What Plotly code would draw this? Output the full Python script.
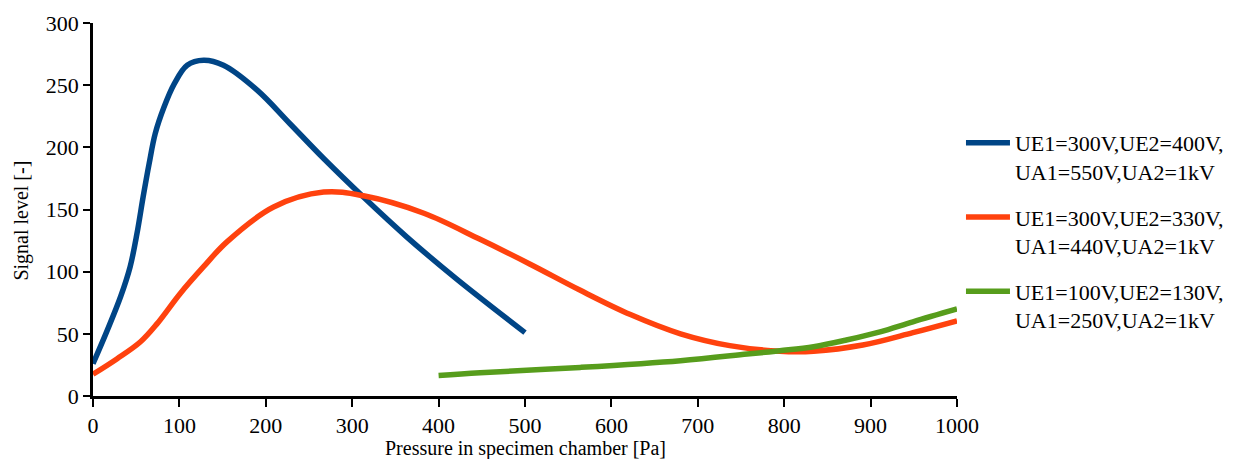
import plotly.graph_objects as go

# Data
blue_x = [0, 16, 32, 43, 51, 58, 65, 72, 82, 94, 109, 128, 151, 190, 228, 267, 313, 363, 421, 500]
blue_y = [26, 52, 80, 104, 131, 160, 187, 211, 232, 251, 266, 270, 266, 246, 219, 191, 160, 128, 94, 51]

orange_x = [0, 28, 55, 74, 101, 128, 155, 209, 267, 313, 383, 448, 506, 564, 622, 680, 737, 795, 834, 891, 949, 1000]
orange_y = [17.5, 30, 43.6, 58, 82.5, 104, 124, 152, 164, 161, 147, 126, 106, 85, 65.5, 50, 40.5, 36, 36, 41, 51, 60.5]

green_x = [400, 448, 564, 680, 757, 795, 834, 872, 911, 949, 1000]
green_y = [16.5, 18.7, 23, 28.4, 33.7, 36.4, 39.6, 45, 51.6, 59.7, 70]

names = [
    "UE1=300V,UE2=400V,<br>UA1=550V,UA2=1kV",
    "UE1=300V,UE2=330V,<br>UA1=440V,UA2=1kV",
    "UE1=100V,UE2=130V,<br>UA1=250V,UA2=1kV",
]
colors = ["#004586", "#ff420e", "#579d1c"]

x_ticks = list(range(0, 1001, 100))
y_ticks = list(range(0, 301, 50))

x_title = "Pressure in specimen chamber [Pa]"
y_title = "Signal level [-]"

FONT = "Liberation Serif, Times New Roman, serif"

fig = go.Figure()
for i, (xs, ys) in enumerate([(blue_x, blue_y), (orange_x, orange_y), (green_x, green_y)]):
    fig.add_trace(go.Scatter(
        x=xs, y=ys, mode="lines", name=names[i],
        line=dict(color=colors[i], width=5.5, shape="spline", smoothing=1.0),
        legendgroup=f"g{i}",
    ))

# the page body has an 8px margin, so the figure is 8px smaller and its margins shifted
fig.update_layout(
    width=1230, height=451,
    margin=dict(l=84.5, r=281, t=15, b=63, autoexpand=False),
    paper_bgcolor="white", plot_bgcolor="white",
    font=dict(family=FONT, size=22, color="#000000"),
    showlegend=True,
    legend=dict(
        x=1.0046, y=0.7346, xanchor="left", yanchor="top",
        font=dict(family=FONT, size=22, color="#000000"),
        tracegroupgap=14, valign="top", bgcolor="rgba(0,0,0,0)",
        itemwidth=44,
    ),
    xaxis=dict(
        range=[0, 1000], tickvals=x_ticks, ticktext=[str(v) for v in x_ticks],
        showgrid=False, zeroline=False, showline=True, linecolor="black", linewidth=2.5,
        ticks="outside", ticklen=8, tickwidth=2, tickcolor="black",
        tickfont=dict(family=FONT, size=22), automargin=False,
    ),
    yaxis=dict(
        range=[0, 300], tickvals=y_ticks, ticktext=[str(v) for v in y_ticks],
        showgrid=False, zeroline=False, showline=True, linecolor="black", linewidth=2.5,
        ticks="outside", ticklen=7, tickwidth=2, tickcolor="black",
        tickfont=dict(family=FONT, size=22), automargin=False,
    ),
    annotations=[
        dict(text=x_title, xref="paper", yref="paper", x=0.5, y=-0.142,
             xanchor="center", yanchor="middle", showarrow=False,
             font=dict(family=FONT, size=20)),
        dict(text=y_title, xref="paper", yref="paper", x=-0.0827, y=0.469,
             xanchor="center", yanchor="middle", showarrow=False, textangle=-90,
             font=dict(family=FONT, size=20)),
    ],
)

fig.write_html("out.html")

Task to carry out => Restate each line from the start of the listing through the line bearing "128, 94, 51]" word for word. Drop the pictures.

Output for this exercise =>
What Plotly code would draw this? Output the full Python script.
import plotly.graph_objects as go

# Data
blue_x = [0, 16, 32, 43, 51, 58, 65, 72, 82, 94, 109, 128, 151, 190, 228, 267, 313, 363, 421, 500]
blue_y = [26, 52, 80, 104, 131, 160, 187, 211, 232, 251, 266, 270, 266, 246, 219, 191, 160, 128, 94, 51]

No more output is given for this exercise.